By no small coincidence my personal concerns are reflected in the fortunes of my friends and acquaintances. Never let it be said that Hell is solitary confinement! There is always good company there. For example three people whom I know stand out in particular. They are all selling expensive properties, and indeed have had them listed for some time, but as yet all without success. Each of the properties is located miles from the others and each is of a very different character (though all residential). One (in Mont Tremblant, Quebec) is listed for $5.45M; another (in Dunrobin, Ontario) is listed for $1.489M; and the third (in Almonte, Ontario) is listed for $975,000. Lest one should imagine that it is only these high-end properties which are not moving, I have noted that several more average properties listed for sale in the area are also not moving, and it is always a testament to the problem that there are noticeable turn-overs in the listing agents for them. Some people just don’t get it!

Not all of my work is economically driven, but even the discretionary work has ground to an utter halt. People are seemingly sitting on both their hands and their capital. Regrettably after thirty-five years in business I have learned that no amount of inducement or advertisement will do anything to improve the flow of trade. We’re all caught in a web from which none of us is capable of withdrawing by force of one’s own meager efforts. What’s needed is some communal strength. And time. After the masses have been bludgeoned so regularly with the embarrassment of over-spending and lack of saving, it will take time to adjust to a more liberal pattern of expenditure no matter how worthwhile the product.

I recall that my own grandfather many years ago bought a very large seven-bedroom home at a time when similar pressures were bearing down on the economy. The story goes that when my grandfather presented his offer to the agent, the agent replied with disgust that he wouldn’t even bother presenting such an offer to the seller, to which my grandfather replied, “Well, if you won’t, then I will!” He got the house.

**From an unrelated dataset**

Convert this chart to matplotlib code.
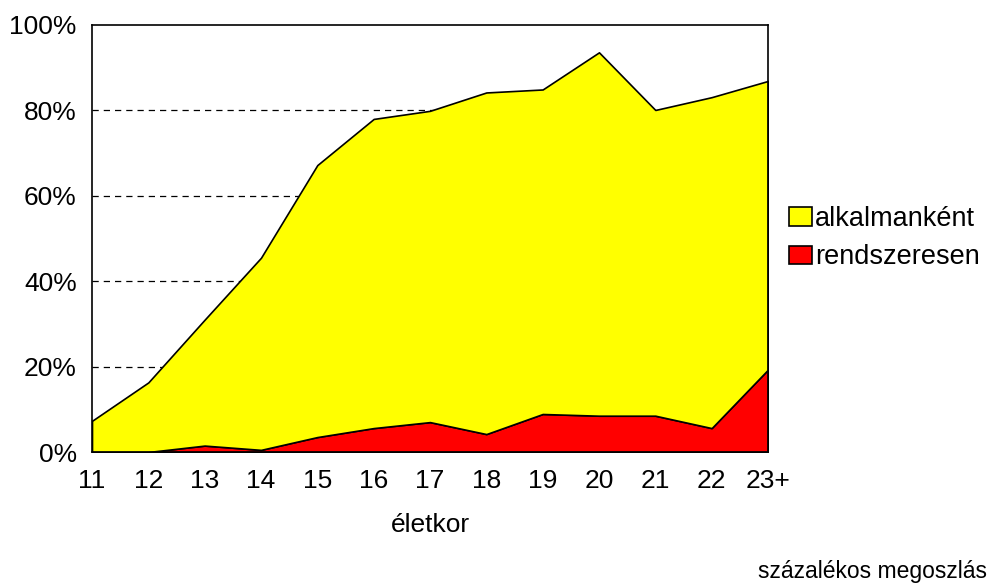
import matplotlib
matplotlib.use("Agg")
import matplotlib.pyplot as plt
import numpy as np

plt.rcParams['font.family'] = ['Liberation Sans', 'DejaVu Sans']

ages = ["11", "12", "13", "14", "15", "16", "17", "18", "19", "20", "21", "22", "23+"]
rendszeresen = [0.0, 0.0, 1.5, 0.5, 3.5, 5.6, 7.0, 4.2, 8.9, 8.5, 8.5, 5.6, 19.3]
alkalmankent = [7.3, 16.3, 29.5, 45.0, 63.7, 72.4, 72.9, 80.0, 76.0, 85.1, 71.6, 77.5, 67.6]
y_ticks = [0, 20, 40, 60, 80, 100]

fig = plt.figure(figsize=(9.9, 5.83), dpi=100)
ax = fig.add_axes([92/990, 1 - 452/583, (768-92)/990, (452-25)/583])

x = np.arange(len(ages))
ax.stackplot(x, rendszeresen, alkalmankent,
             colors=['#ff0000', '#ffff00'],
             edgecolor='black', linewidth=1.2,
             labels=['rendszeresen', 'alkalmanként'], zorder=2)

ax.set_xlim(0, len(ages) - 1)
ax.set_ylim(0, 100)
ax.set_xticks(x)
ax.set_xticklabels(ages)
ax.set_yticks(y_ticks)
ax.set_yticklabels([f"{v}%" for v in y_ticks])
ax.tick_params(axis='both', length=0, labelsize=19)
ax.tick_params(axis='y', pad=11)
ax.tick_params(axis='x', pad=12)

for v in y_ticks[1:-1]:
    ax.axhline(v, color='black', linestyle=(0, (5, 4)), linewidth=0.9, zorder=1)

for s in ax.spines.values():
    s.set_color('black')
    s.set_linewidth(1.2)
    s.set_zorder(3)

ax.set_xlabel("életkor", fontsize=19, labelpad=15)

handles, labels = ax.get_legend_handles_labels()
leg = fig.legend(handles[::-1], labels[::-1], loc='upper left',
                 bbox_to_anchor=(789/990, 1 - 206/583), frameon=False,
                 fontsize=19.5, handlelength=0.85, handleheight=0.65,
                 handletextpad=0.1, labelspacing=0.45, borderaxespad=0,
                 borderpad=0)

fig.text(987/990, 1 - 578/583, "százalékos megoszlás", fontsize=16.5,
         ha='right', va='baseline')

fig.savefig("out.png", dpi=100)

One needn’t look back into the distant past for examples of decline. Even in my own lifetime I have endured some pretty dreadful times; viz., the mid-1990's. In that period, after a year’s work and having paid all my staff and bills, my net profit was a mere $715. It was almost five years before the profit margins returned to previous highs though fortunately they never plunged that low again. During that same period I recall that one of my Clients sat on a perfectly attractive home for four years before she was able to unload it.

I at least have a small advantage in having been in business for as long as I have. One would expect that some of that clientele will eventually surface. Meanwhile it’s slow going.